PALERMO – Si comportava da “padre padrone” ed è stato condannato in appello a due anni e mezzo di carcere. La sentenza conferma il verdetto di primo grado.
È la storia di un uomo che picchiava la compagna, costringeva la figlia a vivere reclusa in casa e di una nonna che ha tentato di difenderla. Anni di silenzio e soprusi. Poi, la storia è venuta a galla grazie alla sensibilità dei professori che hanno letto il tema in cui la ragazzina raccontava il suo malessere.

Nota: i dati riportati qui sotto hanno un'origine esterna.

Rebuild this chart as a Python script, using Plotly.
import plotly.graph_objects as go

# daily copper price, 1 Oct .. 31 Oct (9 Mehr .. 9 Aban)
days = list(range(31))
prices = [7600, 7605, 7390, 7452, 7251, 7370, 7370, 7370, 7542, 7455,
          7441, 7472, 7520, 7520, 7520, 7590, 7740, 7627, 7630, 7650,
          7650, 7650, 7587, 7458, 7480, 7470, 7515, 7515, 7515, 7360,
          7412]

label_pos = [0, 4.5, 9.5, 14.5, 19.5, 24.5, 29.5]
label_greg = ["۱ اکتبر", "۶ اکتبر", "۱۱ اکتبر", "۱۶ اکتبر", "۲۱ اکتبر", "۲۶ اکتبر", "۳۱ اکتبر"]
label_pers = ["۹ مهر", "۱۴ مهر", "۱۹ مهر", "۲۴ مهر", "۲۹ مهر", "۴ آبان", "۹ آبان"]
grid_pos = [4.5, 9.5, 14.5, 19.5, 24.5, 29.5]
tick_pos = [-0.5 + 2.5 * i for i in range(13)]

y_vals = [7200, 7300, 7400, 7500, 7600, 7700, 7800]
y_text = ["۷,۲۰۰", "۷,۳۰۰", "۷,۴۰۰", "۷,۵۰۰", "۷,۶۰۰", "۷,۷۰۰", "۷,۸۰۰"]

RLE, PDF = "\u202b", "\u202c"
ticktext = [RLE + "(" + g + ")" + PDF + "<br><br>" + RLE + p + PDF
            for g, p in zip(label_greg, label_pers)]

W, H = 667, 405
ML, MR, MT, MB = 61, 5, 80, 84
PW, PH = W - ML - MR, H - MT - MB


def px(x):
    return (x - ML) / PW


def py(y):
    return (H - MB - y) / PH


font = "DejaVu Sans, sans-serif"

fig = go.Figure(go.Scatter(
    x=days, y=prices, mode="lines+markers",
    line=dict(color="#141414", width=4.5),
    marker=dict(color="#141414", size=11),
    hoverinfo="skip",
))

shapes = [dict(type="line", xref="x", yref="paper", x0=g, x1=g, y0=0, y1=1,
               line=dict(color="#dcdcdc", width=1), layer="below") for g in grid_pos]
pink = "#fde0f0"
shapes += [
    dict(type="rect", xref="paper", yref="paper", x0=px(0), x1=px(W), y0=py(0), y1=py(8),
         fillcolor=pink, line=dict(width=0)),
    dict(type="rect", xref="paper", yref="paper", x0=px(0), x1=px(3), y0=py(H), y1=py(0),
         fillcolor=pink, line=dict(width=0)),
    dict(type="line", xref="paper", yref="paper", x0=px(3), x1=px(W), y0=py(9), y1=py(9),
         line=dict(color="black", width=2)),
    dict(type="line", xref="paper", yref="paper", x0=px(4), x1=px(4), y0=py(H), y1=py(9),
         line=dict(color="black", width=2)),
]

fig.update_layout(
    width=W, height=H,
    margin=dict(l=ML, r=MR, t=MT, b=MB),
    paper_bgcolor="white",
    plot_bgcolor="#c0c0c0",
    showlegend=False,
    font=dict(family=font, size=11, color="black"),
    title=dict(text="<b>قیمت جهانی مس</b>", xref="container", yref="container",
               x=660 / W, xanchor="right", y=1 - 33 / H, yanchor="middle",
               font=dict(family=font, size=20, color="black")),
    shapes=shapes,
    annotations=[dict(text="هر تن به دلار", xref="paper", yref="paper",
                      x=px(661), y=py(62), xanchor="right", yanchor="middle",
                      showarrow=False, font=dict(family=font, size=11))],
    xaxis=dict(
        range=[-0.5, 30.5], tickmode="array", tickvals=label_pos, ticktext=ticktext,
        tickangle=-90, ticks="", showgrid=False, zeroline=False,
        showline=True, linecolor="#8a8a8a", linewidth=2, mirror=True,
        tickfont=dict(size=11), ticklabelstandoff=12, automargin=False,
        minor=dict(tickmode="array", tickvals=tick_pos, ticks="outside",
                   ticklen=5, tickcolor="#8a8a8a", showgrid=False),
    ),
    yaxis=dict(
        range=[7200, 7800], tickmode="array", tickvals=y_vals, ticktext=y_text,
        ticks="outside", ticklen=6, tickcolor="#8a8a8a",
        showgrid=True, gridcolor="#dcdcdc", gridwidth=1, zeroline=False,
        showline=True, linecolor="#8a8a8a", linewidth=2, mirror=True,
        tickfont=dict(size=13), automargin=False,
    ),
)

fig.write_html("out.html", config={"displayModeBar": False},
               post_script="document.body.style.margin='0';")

L’uomo, originario di Partinico, è stato prima allontanato dalla famiglia, condannato in primo grado e ora in appello.
L’inchiesta era nata dalla segnalazione di un dirigente scolastico e della psicopedagogista della scuola che avvertirono i poliziotti del commissariato di Partinico e la Procura minorile. I magistrati hanno contattato la nonna della ragazzina, l’unica che si è presa cura della minorenne, che ha provato a darle conforto.

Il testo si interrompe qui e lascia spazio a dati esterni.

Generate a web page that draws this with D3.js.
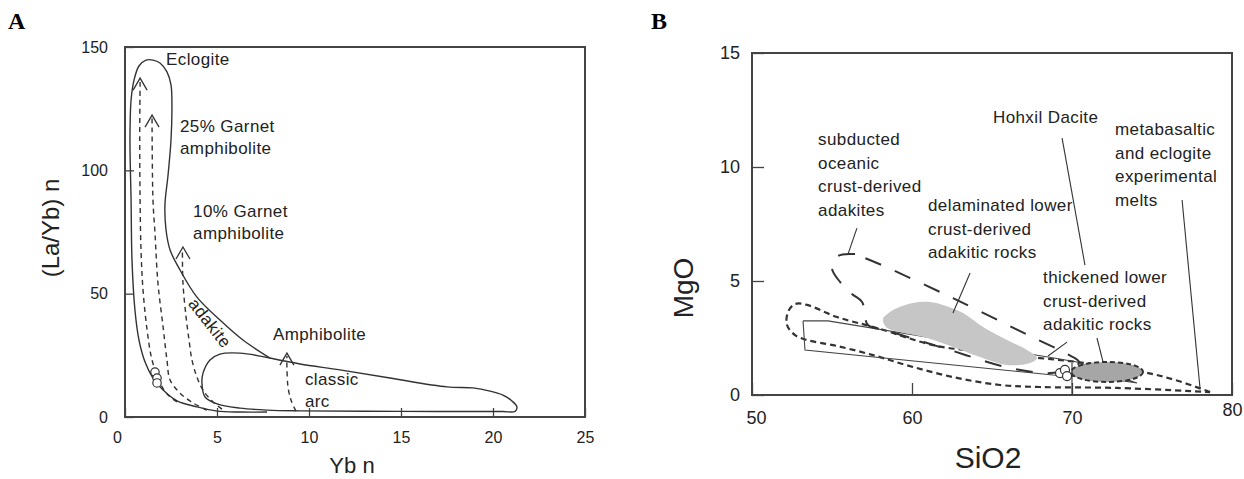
<!DOCTYPE html>
<html>
<head>
<meta charset="utf-8">
<script src="https://cdn.jsdelivr.net/npm/d3@7"></script>
<style>
	body { margin: 0; background: #fff; }
	svg text { font-family: "Liberation Sans", Arial, Helvetica, sans-serif; fill: #222; }
	.panel-letter { font-family: "Liberation Serif", "Times New Roman", serif !important; font-weight: bold; font-size: 24px; fill: #000 !important; }
	.frame { fill: none; stroke: #444; stroke-width: 2; }
	.field { fill: none; stroke: #333; stroke-width: 1.4; }
	.trend { fill: none; stroke: #333; stroke-width: 1.4; stroke-dasharray: 5 4; }
	.arrow { fill: none; stroke: #333; stroke-width: 1.3; }
	.sample { fill: #fff; stroke: #333; stroke-width: 1.2; }
	.note { font-size: 17px; letter-spacing: 0.4px; }
	.leader { stroke: #333; stroke-width: 1.1; }
</style>
</head>
<body>
<svg id="chart" width="1244" height="479"></svg>
<script>
// ---- panel A : (La/Yb)n vs Ybn ----
var xTicksA = [0, 5, 10, 15, 20, 25];
var yTicksA = [0, 50, 100, 150];

// adakite envelope, open path from the bottom round the top and down to the arc field
var adakiteEnvelope = [[7.72, 2.0], [6.25, 2.0], [5.0, 2.4], [3.91, 4.1], [2.83, 6.5], [2.07, 10.9], [1.52, 15.8],
	[1.09, 22.3], [0.76, 31.2], [0.54, 43.4], [0.38, 63.6], [0.33, 88.0], [0.27, 112.3], [0.33, 128.5],
	[0.49, 136.6], [0.76, 142.3], [1.14, 144.7], [1.52, 144.7], [1.90, 143.5], [2.28, 139.9], [2.50, 134.6],
	[2.55, 126.5], [2.50, 112.3], [2.34, 98.1], [2.17, 85.9], [2.23, 75.8], [2.45, 67.7], [2.99, 59.6],
	[3.91, 48.6], [5.16, 39.3], [6.41, 31.2], [7.88, 23.9]];

// classic arc field (closed)
var arcField = [[7.88, 23.9], [9.51, 21.5], [11.68, 19.1], [14.40, 15.8], [17.5, 12.2], [18.91, 11.8],
	[19.84, 10.5], [20.54, 8.9], [21.03, 6.5], [21.30, 4.1], [21.20, 2.3], [20.5, 2.2], [15.0, 2.3],
	[9.5, 2.5], [7.72, 2.8], [6.25, 3.6], [5.0, 5.3], [4.35, 8.1], [4.18, 13.8], [4.24, 17.8],
	[4.62, 23.1], [5.16, 25.5], [6.25, 25.9], [7.88, 23.9]];

// melting trends, bottom to arrow tip
var eclogiteTrend = [[2.83, 6.1], [2.34, 8.9], [1.90, 13.8], [1.47, 23.1], [1.20, 35.3], [0.98, 51.5],
	[0.87, 67.7], [0.82, 88.0], [0.80, 112.3], [0.82, 136.0]];
var garnet25Trend = [[4.46, 2.8], [3.70, 5.7], [2.99, 9.7], [2.45, 15.0], [2.28, 23.1], [2.07, 36.5],
	[1.79, 54.3], [1.63, 74.6], [1.52, 88.0], [1.47, 121.0]];
var garnet10Trend = [[5.27, 3.2], [4.78, 6.1], [4.24, 10.9], [3.91, 16.2], [3.64, 23.1], [3.48, 31.2],
	[3.32, 40.5], [3.15, 54.3], [3.12, 67.5]];
var amphTrend = [[9.29, 2.4], [9.02, 6.9], [8.86, 12.2], [8.80, 20.3], [8.80, 24.7]];
var trendsA = [eclogiteTrend, garnet25Trend, garnet10Trend, amphTrend];
var arrowTipsA = [[0.82, 137.4], [1.47, 122.4], [3.15, 68.9], [8.80, 25.9]];

var samplesA = [[1.63, 18.2], [1.74, 15.8], [1.74, 13.8]];

var labelsA = [
	{lines: ['Eclogite'], x: 2.23, y: 142.7},
	{lines: ['25% Garnet', 'amphibolite'], x: 2.99, y: 115.5},
	{lines: ['10% Garnet', 'amphibolite'], x: 3.70, y: 81.1},
	{lines: ['Amphibolite'], x: 8.04, y: 31.2},
	{lines: ['classic', 'arc'], x: 9.78, y: 13.0}
];
var adakiteLabel = {text: 'adakite', x: 4.62, y: 38.1, angle: 52};

// ---- panel B : MgO vs SiO2 ----
var xTicksB = [50, 60, 70, 80];
var yTicksB = [0, 5, 10, 15];

var subductedField = [[56.44, 6.18], [55.38, 6.10], [55.0, 5.57], [55.5, 4.96], [56.25, 4.43], [56.88, 4.08],
	[57.25, 3.07], [58.31, 2.85], [62.38, 1.97], [66.13, 1.18], [68.63, 0.96], [70.0, 1.14], [70.44, 1.45],
	[69.69, 1.80], [67.25, 2.63], [62.56, 4.25], [57.81, 5.79], [56.44, 6.18]];

var delaminatedField = [[58.19, 3.38], [58.81, 3.73], [60.06, 4.04], [61.13, 4.08], [61.94, 3.95],
	[63.19, 3.60], [64.44, 2.98], [65.94, 2.41], [67.19, 1.97], [67.81, 1.62], [67.38, 1.40], [65.94, 1.32],
	[64.25, 1.67], [62.56, 2.11], [60.94, 2.50], [59.25, 2.76], [58.44, 2.94], [58.19, 3.20]];

var thickenedField = [[53.19, 3.25], [54.75, 3.25], [68.5, 1.67], [70.31, 1.45], [74.06, 0.53],
	[72.38, 0.70], [68.81, 0.88], [53.31, 1.97], [53.19, 3.25]];

var meltsField = [[78.63, 0.13], [76.44, 0.66], [74.44, 1.01], [70.31, 1.45], [68.0, 1.62], [65.5, 1.84],
	[61.56, 2.15], [57.81, 2.94], [55.31, 3.42], [53.44, 3.95], [52.69, 3.99], [52.25, 3.64], [52.19, 3.07],
	[52.69, 2.63], [53.44, 2.41], [55.31, 2.15], [57.56, 1.75], [60.06, 1.23], [62.81, 0.75], [65.5, 0.44],
	[68.0, 0.35], [72.81, 0.31], [78.63, 0.13]];

var hohxilField = {cx: 72.19, cy: 1.01, rx: 2.25, ry: 0.44};
var samplesB = [[69.25, 0.96], [69.56, 1.10], [69.69, 0.83]];

var leadersB = [
	[[56.56, 7.32], [56.0, 6.18]],
	[[63.63, 5.35], [62.56, 3.60]],
	[[69.38, 11.27], [70.81, 5.70]],
	[[71.56, 2.50], [71.94, 1.45]],
	[[69.69, 2.32], [68.5, 1.71]],
	[[76.88, 8.55], [78.0, 0.31]],
	[[70.0, 0], [70.0, 1.4]]
];

var labelsB = [
	{lines: ['subducted', 'oceanic', 'crust-derived', 'adakites'], x: 54.13, y: 10.96},
	{lines: ['delaminated lower', 'crust-derived', 'adakitic rocks'], x: 61.0, y: 8.07},
	{lines: ['Hohxil Dacite'], x: 65.06, y: 11.93},
	{lines: ['metabasaltic', 'and eclogite', 'experimental', 'melts'], x: 72.69, y: 11.40},
	{lines: ['thickened lower', 'crust-derived', 'adakitic rocks'], x: 68.19, y: 4.91}
];

var svg = d3.select('#chart');

function drawAxes(g, x, y, xTicks, yTicks, opts) {
	var xa = g.append('g')
		.attr('transform', 'translate(0,' + y.range()[0] + ')')
		.style('font-size', opts.fontSize + 'px')
		.attr('color', '#444')
		.call(d3.axisBottom(x).tickValues(xTicks).tickSize(-opts.tickLen).tickPadding(opts.xPad));
	xa.select('.domain').remove();
	xa.selectAll('line').attr('stroke-width', 1.3);

	var ya = g.append('g')
		.attr('transform', 'translate(' + x.range()[0] + ',0)')
		.style('font-size', opts.fontSize + 'px')
		.attr('color', '#444')
		.call(d3.axisLeft(y).tickValues(yTicks).tickSize(-opts.tickLen).tickPadding(opts.yPad));
	ya.select('.domain').remove();
	ya.selectAll('line').attr('stroke-width', 1.3);

	g.append('rect').attr('class', 'frame')
		.attr('x', x.range()[0]).attr('y', y.range()[1])
		.attr('width', x.range()[1] - x.range()[0])
		.attr('height', y.range()[0] - y.range()[1]);
	return {xa: xa, ya: ya};
}

function drawLabels(g, x, y, labels, gap) {
	labels.forEach(function(d) {
		var t = g.append('text').attr('class', 'note').attr('x', x(d.x)).attr('y', y(d.y));
		d.lines.forEach(function(line, i) {
			t.append('tspan').attr('x', x(d.x)).attr('dy', i === 0 ? 0 : gap).text(line);
		});
	});
}

function drawPanelA() {
	var x = d3.scaleLinear().domain([0, 25]).range([125, 585]);
	var y = d3.scaleLinear().domain([0, 150]).range([417, 47]);
	var g = svg.append('g').attr('class', 'panel-a');

	var axes = drawAxes(g, x, y, xTicksA, yTicksA, {fontSize: 16, tickLen: 9, xPad: 15, yPad: 17});
	// the reference prints its x "0" a little left of the corner
	axes.xa.selectAll('.tick text').filter(function(d) { return d === 0; }).attr('dx', -8);

	var smooth = d3.line().x(function(d) { return x(d[0]); }).y(function(d) { return y(d[1]); })
		.curve(d3.curveCatmullRom.alpha(0.5));

	g.append('path').attr('class', 'field').attr('d', smooth(adakiteEnvelope));
	g.append('path').attr('class', 'field').attr('d', smooth(arcField));

	g.selectAll('path.trend').data(trendsA).enter()
		.append('path').attr('class', 'trend').attr('d', smooth);

	g.selectAll('path.arrow').data(arrowTipsA).enter()
		.append('path').attr('class', 'arrow')
		.attr('d', function(d) {
			var tx = x(d[0]), ty = y(d[1]);
			return 'M' + (tx - 7) + ',' + (ty + 12) + 'L' + tx + ',' + ty + 'L' + (tx + 7) + ',' + (ty + 12);
		});

	g.selectAll('circle.sample').data(samplesA).enter()
		.append('circle').attr('class', 'sample')
		.attr('cx', function(d) { return x(d[0]); })
		.attr('cy', function(d) { return y(d[1]); })
		.attr('r', 4.2);

	drawLabels(g, x, y, labelsA, 22);

	g.append('text').attr('class', 'note')
		.attr('text-anchor', 'middle').attr('dy', '0.35em')
		.attr('transform', 'translate(' + x(adakiteLabel.x) + ',' + y(adakiteLabel.y) + ') rotate(' + adakiteLabel.angle + ')')
		.text(adakiteLabel.text);

	g.append('text').attr('x', 352).attr('y', 473).attr('text-anchor', 'middle')
		.style('font-size', '22px').text('Yb n');
	g.append('text').attr('text-anchor', 'middle')
		.attr('transform', 'translate(59,228) rotate(-90)')
		.style('font-size', '24px').text('(La/Yb) n');
	g.append('text').attr('class', 'panel-letter').attr('x', 8).attr('y', 29).text('A');
}

function drawPanelB() {
	var x = d3.scaleLinear().domain([50, 80]).range([752, 1232]);
	var y = d3.scaleLinear().domain([0, 15]).range([395, 53]);
	var g = svg.append('g').attr('class', 'panel-b');

	var axes = drawAxes(g, x, y, xTicksB, yTicksB, {fontSize: 18, tickLen: 12, xPad: 16, yPad: 12});
	axes.xa.selectAll('.tick text').filter(function(d) { return d === 80; }).attr('dy', '0.3em');
	axes.xa.selectAll('.tick text').filter(function(d) { return d === 50; }).attr('dx', 4);

	var smooth = d3.line().x(function(d) { return x(d[0]); }).y(function(d) { return y(d[1]); })
		.curve(d3.curveCatmullRom.alpha(0.5));
	var straight = d3.line().x(function(d) { return x(d[0]); }).y(function(d) { return y(d[1]); });

	g.append('path').attr('d', smooth(meltsField))
		.attr('fill', 'none').attr('stroke', '#333').attr('stroke-width', 2.2).attr('stroke-dasharray', '6 4');
	g.append('path').attr('d', straight(thickenedField))
		.attr('fill', 'none').attr('stroke', '#444').attr('stroke-width', 1.1);
	g.append('path').attr('d', smooth(subductedField))
		.attr('fill', 'none').attr('stroke', '#333').attr('stroke-width', 2).attr('stroke-dasharray', '17 15');
	g.append('path').attr('d', smooth(delaminatedField) + 'Z')
		.attr('fill', '#c6c6c6').attr('stroke', 'none');

	g.append('ellipse')
		.attr('cx', x(hohxilField.cx)).attr('cy', y(hohxilField.cy))
		.attr('rx', x(hohxilField.cx + hohxilField.rx) - x(hohxilField.cx))
		.attr('ry', y(0) - y(hohxilField.ry))
		.attr('fill', '#a6a6a6').attr('stroke', '#333').attr('stroke-width', 2).attr('stroke-dasharray', '5 3');

	g.selectAll('path.leader').data(leadersB).enter()
		.append('path').attr('class', 'leader').attr('d', straight);

	g.selectAll('circle.sample').data(samplesB).enter()
		.append('circle').attr('class', 'sample')
		.attr('cx', function(d) { return x(d[0]); })
		.attr('cy', function(d) { return y(d[1]); })
		.attr('r', 4.5);

	drawLabels(g, x, y, labelsB, 23.5);

	g.append('text').attr('x', 988).attr('y', 468).attr('text-anchor', 'middle')
		.style('font-size', '30px').text('SiO2');
	g.append('text').attr('text-anchor', 'middle')
		.attr('transform', 'translate(693,288) rotate(-90)')
		.style('font-size', '28px').text('MgO');
	g.append('text').attr('class', 'panel-letter').attr('x', 651).attr('y', 29).text('B');
}

drawPanelA();
drawPanelB();
</script>
</body>
</html>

Al telefono l’anziana donna scoppiò in lacrime. Non voleva parlare,per paura del genero violento. Poi, capì che poteva fidarsi e raccontò dell’uomo e della sua gelosia patologica. La compagna e la nipote non potevano uscire di casa. Vietato possedere un telefono cellulare e un profilo Facebook. “Una volta per la ferocia di un suo pugno la mamma ha perso un dente – disse poi la ragazzina -. Insulti, parolacce e botte, sempre botte: sangue dal naso e dalla testa, colpita con una caffettiera. E la mamma? Piange, ma resta lì, a casa, perché è stregata”. Il suo racconto è stato ritenuto credibile dai consulenti.